The papers dismissing the proceedings with prejudice against Mr. Steffelin do not disclose any reason for the dismissal. The action follows, however, two losses against individuals by the Commission in market crisis cases. One is the case against Brian Stoker, the Citigroup employee who was responsible for what the SEC claimed were misleading marketing materials used to sell interests in another CDO Squared. SEC v. Stoker, 11 Civ. 7388 (S.D.N.Y. Filed Oct. 19, 2011). There, based on a complaint which appeared to allege intentional contact but charged negligence, a New York jury last August found in favor of Mr. Stoker and against the SEC. In rendering its verdict the jury took the unusual step of issuing a note to the SEC urging the agency to continue its investigations. The Commission’s settlement with Citigroup is pending before the Second Circuit following the refusal of the district court to enter a proposed consent decree.

The SEC also lost the primary charges against the individuals as well as the entities in its action arising out of the demise of Primary Reserve Fund, one of the oldest money funds in the country and the first to “break the buck.” Following contentious discovery and a hotly contested trial, the jury rejected Commission claims that the individual defendants intentionally mislead investors and the markets as they scrambled to save the dying entity following the collapse of Lehman Brothers whose bonds were a large fund holding. The jury did, however, find in favor of the SEC on negligence based claims, hardly surprising under the chaotic circumstances surrounding the collapse of the fund. SEC v. Reserve Management Co., Case No. 1:09-cv-4346 (S.D.N.Y. Filed May 5, 2009).

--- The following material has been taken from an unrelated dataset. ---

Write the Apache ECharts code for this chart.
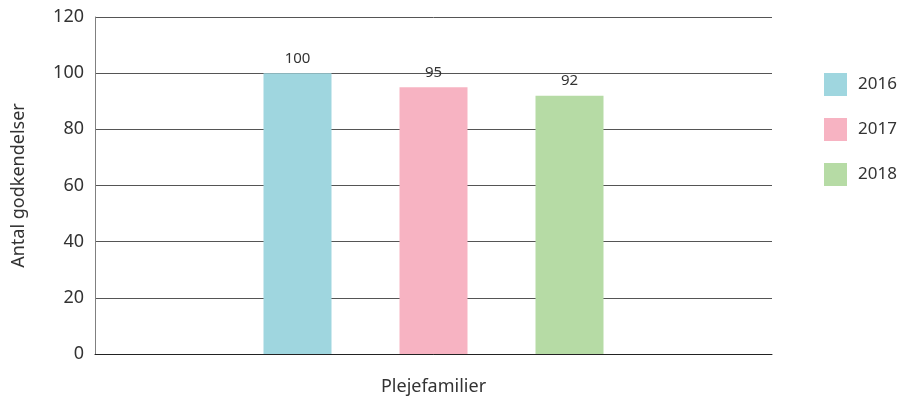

While the papers dismissing Steffelin do not reference Stoker or Reserve Management Co., the dismissal by the Commission reflects a thoughtful and exemplary process of continually evaluating the merits of its cases and the enforcement program. Continual self-reflection and re-evaluation in view of the verdicts in Stoker and Reserve Management Company reflects the highest prosecutorial, ethical standards.

All of this also points to what may be the critical lesson of the market crisis. Larger monetary penalties and longer prison sentences, while popular and good press, may not be the key to preventing a reoccurrence. If the findings of intensive investigations by the SEC, DOJ and others are correct, the events which caused the crisis are not the work of one individual or even a group. Rather, those events stem from institutional failures. Under those circumstances the key to preventing a reoccurrence is not fines and prison but cultural reform. While bills in Congress seek more authority for larger fines and prison terms, the message from all of the government investigations is that those remedies will not work. Increasing the dollar fine for institutions which can easily pay mult-billion dollar quarterly losses will simply mean the shareholders pay more for the daily business operations of the institution. Likewise, adding a few years to the current top sentence of 20 years for securities fraud is unlikely to increase deterrence. This is particularly true if government investigators are correct – the problem is institutional.

If preventing a reoccurrence of the market crisis is the goal, then the lesson from all the investigations and prosecutions is that reform of those who which created the crisis is required. While that may come in part from legislation like Dodd-Frank, new statutes and rules alone cannot change the culture of institutions which permitted, encouraged and perhaps even rewarded the kind of actions uncovered by government investigators.

Preventing a reoccurrence begins with the SEC focusing its settlement efforts on the creation and institution of procedures and policies driven from the top of the organization which will foster and reward ethical conduct and prudent management rather than the type of conduct uncovered in the market crisis actions. The SEC and the DOJ are already doing this in the FCPA area. The SEC can use its recently created cooperation tools to bring this same focus to settling market crisis and other similar cases. In the end while focusing on these types of procedures may not generate the same kind of headlines as huge penalties, it will bring a new ethics to the market place which is the Congressional mandate of the SEC.